Beth Allison Barr, historian and author of The Making of Biblical Womanhood, has written extensively about how these ideas are more about culture than Christ. “Christian patriarchy isn’t about biblical values,” she writes. “It’s about power.”
And that power is being propped up with fear — fear that the culture is emasculating men, that feminism is undermining the family, that the only way to save the church is to reinforce traditional gender roles. But fear is a terrible foundation for discipleship. It produces caricatures instead of Christ-followers. It tells men that their value lies in dominance rather than humility. That their identity is proven by what (or who) they control, not by how they love.
Meanwhile, the collateral damage keeps piling up.
Men who are naturally tender-hearted, artistic or soft-spoken often feel out of place in churches shaped by alpha ideals. They’re told — implicitly or explicitly — that real men don’t struggle with anxiety. Real men don’t cry. Real men lead, no matter what. And if they don’t feel like leaders, they must be failing.
But what if those men aren’t failing? What if they’re actually closer to Jesus than the men who posture and puff themselves up?

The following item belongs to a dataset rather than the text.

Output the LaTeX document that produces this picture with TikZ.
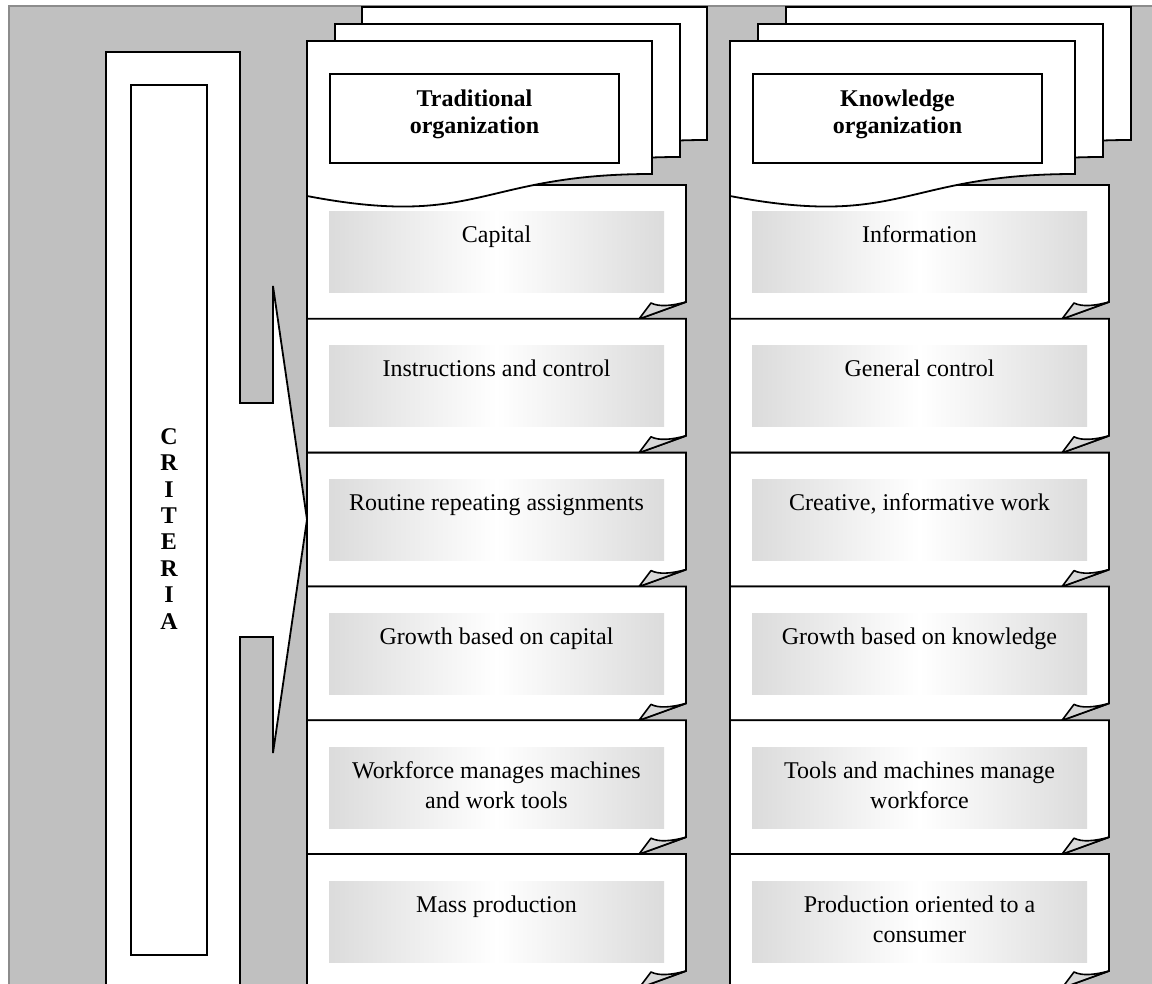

Jesus didn’t fit the mold of what people expected from a “strong” man. He wept publicly. He spent time with children. He was moved by compassion. He let women sit at his feet and speak boldly in public. He didn’t tell his followers to toughen up — he told them to become like little children.
In 1 Corinthians 16:13–14, Paul writes, “Be on your guard; stand firm in the faith; be courageous; be strong. Do everything in love.” Courage and love are not in opposition. Real strength is not cold or forceful — it’s rooted in sacrificial love. That’s the strength Jesus modeled. That’s the strength the church should be forming in men.
But too often, we offer men only two choices: become passive and compliant, or become dominant and “manly.” We don’t leave space for men to simply be like Christ — strong and soft, bold and broken, confident and compassionate.
What the church needs now isn’t more “alpha males.” It needs more men who are willing to kneel. Men who know that power is safest in the hands of those who don’t seek it. Men who are unafraid to weep, to apologize, to listen, to serve. Men who believe their worth is not in being first, but in loving well.
God isn’t asking men to be kings. He’s asking them to be like Jesus.
If Jesus is our example — not just our Savior, but our pattern — then the alpha male myth can’t stand. Because Jesus never played the alpha. He emptied himself. He led through sacrifice. He laid his body down for the good of others.
So let’s say it plainly: This hyper-masculine, control-obsessed version of Christianity is not the gospel. It’s a distortion. And it’s time we stopped applauding it.
There is a better way. A braver way. A Christlike way. And it starts not by grabbing for power, but by laying it down.